#### Problem
Your task is to transcribe all of the data below exactly, omitting the images.

┏━━

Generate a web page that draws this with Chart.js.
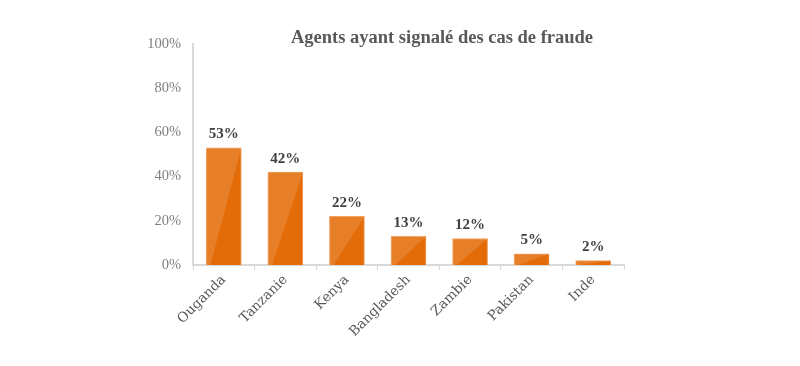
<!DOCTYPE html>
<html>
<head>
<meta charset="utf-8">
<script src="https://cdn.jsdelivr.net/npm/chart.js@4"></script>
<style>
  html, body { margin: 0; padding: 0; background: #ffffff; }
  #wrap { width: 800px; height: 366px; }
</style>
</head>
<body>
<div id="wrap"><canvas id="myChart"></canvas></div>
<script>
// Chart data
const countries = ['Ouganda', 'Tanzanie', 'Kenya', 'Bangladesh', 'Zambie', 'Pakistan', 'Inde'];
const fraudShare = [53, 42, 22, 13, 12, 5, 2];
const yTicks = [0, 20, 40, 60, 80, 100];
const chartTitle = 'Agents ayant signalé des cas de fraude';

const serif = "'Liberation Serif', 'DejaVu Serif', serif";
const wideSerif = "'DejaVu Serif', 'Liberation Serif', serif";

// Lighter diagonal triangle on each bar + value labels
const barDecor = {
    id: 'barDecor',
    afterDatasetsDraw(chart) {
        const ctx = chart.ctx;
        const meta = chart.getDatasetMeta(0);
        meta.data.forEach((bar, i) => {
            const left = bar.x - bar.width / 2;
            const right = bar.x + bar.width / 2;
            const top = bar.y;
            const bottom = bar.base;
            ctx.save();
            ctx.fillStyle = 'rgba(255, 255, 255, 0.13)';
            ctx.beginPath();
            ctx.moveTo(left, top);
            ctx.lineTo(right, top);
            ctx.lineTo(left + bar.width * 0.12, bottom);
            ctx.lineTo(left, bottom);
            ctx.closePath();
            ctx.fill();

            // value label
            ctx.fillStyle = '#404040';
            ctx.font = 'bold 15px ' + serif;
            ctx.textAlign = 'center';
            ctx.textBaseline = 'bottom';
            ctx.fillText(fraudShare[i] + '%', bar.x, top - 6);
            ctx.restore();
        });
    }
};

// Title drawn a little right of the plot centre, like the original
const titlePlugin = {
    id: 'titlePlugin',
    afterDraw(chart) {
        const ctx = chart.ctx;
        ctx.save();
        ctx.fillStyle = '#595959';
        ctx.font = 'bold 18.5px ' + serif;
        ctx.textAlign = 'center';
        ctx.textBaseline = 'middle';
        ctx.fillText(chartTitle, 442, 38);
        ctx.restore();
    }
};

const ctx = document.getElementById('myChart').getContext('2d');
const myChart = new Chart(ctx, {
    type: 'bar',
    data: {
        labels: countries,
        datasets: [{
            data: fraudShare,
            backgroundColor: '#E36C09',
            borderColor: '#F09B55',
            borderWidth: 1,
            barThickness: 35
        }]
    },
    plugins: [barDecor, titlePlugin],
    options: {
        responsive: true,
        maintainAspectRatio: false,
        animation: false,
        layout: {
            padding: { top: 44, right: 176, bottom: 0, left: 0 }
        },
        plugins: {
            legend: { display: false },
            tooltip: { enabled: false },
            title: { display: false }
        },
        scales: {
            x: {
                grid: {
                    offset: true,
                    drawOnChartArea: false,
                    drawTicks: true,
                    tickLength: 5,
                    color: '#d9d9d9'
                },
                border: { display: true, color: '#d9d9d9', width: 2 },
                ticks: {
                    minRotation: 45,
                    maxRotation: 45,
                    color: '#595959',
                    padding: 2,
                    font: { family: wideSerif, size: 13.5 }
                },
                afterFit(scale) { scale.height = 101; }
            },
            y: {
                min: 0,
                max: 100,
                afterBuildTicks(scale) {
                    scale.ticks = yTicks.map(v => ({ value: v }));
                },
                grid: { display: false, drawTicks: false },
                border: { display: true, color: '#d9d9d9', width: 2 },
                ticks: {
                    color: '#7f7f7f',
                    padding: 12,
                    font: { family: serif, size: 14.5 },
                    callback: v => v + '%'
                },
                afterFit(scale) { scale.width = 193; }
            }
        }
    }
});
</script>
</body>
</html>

┗━━

#### Exercise result
Generate a web page that draws this with Chart.js.
<!DOCTYPE html>
<html>
<head>
<meta charset="utf-8">
<script src="https://cdn.jsdelivr.net/npm/chart.js@4"></script>
<style>
  html, body { margin: 0; padding: 0; background: #ffffff; }
  #wrap { width: 800px; height: 366px; }
</style>
</head>
<body>
<div id="wrap"><canvas id="myChart"></canvas></div>
<script>
// Chart data
const countries = ['Ouganda', 'Tanzanie', 'Kenya', 'Bangladesh', 'Zambie', 'Pakistan', 'Inde'];
const fraudShare = [53, 42, 22, 13, 12, 5, 2];
const yTicks = [0, 20, 40, 60, 80, 100];
const chartTitle = 'Agents ayant signalé des cas de fraude';

const serif = "'Liberation Serif', 'DejaVu Serif', serif";
const wideSerif = "'DejaVu Serif', 'Liberation Serif', serif";

// Lighter diagonal triangle on each bar + value labels
const barDecor = {
    id: 'barDecor',
    afterDatasetsDraw(chart) {
        const ctx = chart.ctx;
        const meta = chart.getDatasetMeta(0);
        meta.data.forEach((bar, i) => {
            const left = bar.x - bar.width / 2;
            const right = bar.x + bar.width / 2;
            const top = bar.y;
            const bottom = bar.base;
            ctx.save();
            ctx.fillStyle = 'rgba(255, 255, 255, 0.13)';
            ctx.beginPath();
            ctx.moveTo(left, top);
            ctx.lineTo(right, top);
            ctx.lineTo(left + bar.width * 0.12, bottom);
            ctx.lineTo(left, bottom);
            ctx.closePath();
            ctx.fill();

            // value label
            ctx.fillStyle = '#404040';
            ctx.font = 'bold 15px ' + serif;
            ctx.textAlign = 'center';
            ctx.textBaseline = 'bottom';
            ctx.fillText(fraudShare[i] + '%', bar.x, top - 6);
            ctx.restore();
        });
    }
};

// Title drawn a little right of the plot centre, like the original
const titlePlugin = {
    id: 'titlePlugin',
    afterDraw(chart) {
        const ctx = chart.ctx;
        ctx.save();
        ctx.fillStyle = '#595959';
        ctx.font = 'bold 18.5px ' + serif;
        ctx.textAlign = 'center';
        ctx.textBaseline = 'middle';
        ctx.fillText(chartTitle, 442, 38);
        ctx.restore();
    }
};

const ctx = document.getElementById('myChart').getContext('2d');
const myChart = new Chart(ctx, {
    type: 'bar',
    data: {
        labels: countries,
        datasets: [{
            data: fraudShare,
            backgroundColor: '#E36C09',
            borderColor: '#F09B55',
            borderWidth: 1,
            barThickness: 35
        }]
    },
    plugins: [barDecor, titlePlugin],
    options: {
        responsive: true,
        maintainAspectRatio: false,
        animation: false,
        layout: {
            padding: { top: 44, right: 176, bottom: 0, left: 0 }
        },
        plugins: {
            legend: { display: false },
            tooltip: { enabled: false },
            title: { display: false }
        },
        scales: {
            x: {
                grid: {
                    offset: true,
                    drawOnChartArea: false,
                    drawTicks: true,
                    tickLength: 5,
                    color: '#d9d9d9'
                },
                border: { display: true, color: '#d9d9d9', width: 2 },
                ticks: {
                    minRotation: 45,
                    maxRotation: 45,
                    color: '#595959',
                    padding: 2,
                    font: { family: wideSerif, size: 13.5 }
                },
                afterFit(scale) { scale.height = 101; }
            },
            y: {
                min: 0,
                max: 100,
                afterBuildTicks(scale) {
                    scale.ticks = yTicks.map(v => ({ value: v }));
                },
                grid: { display: false, drawTicks: false },
                border: { display: true, color: '#d9d9d9', width: 2 },
                ticks: {
                    color: '#7f7f7f',
                    padding: 12,
                    font: { family: serif, size: 14.5 },
                    callback: v => v + '%'
                },
                afterFit(scale) { scale.width = 193; }
            }
        }
    }
});
</script>
</body>
</html>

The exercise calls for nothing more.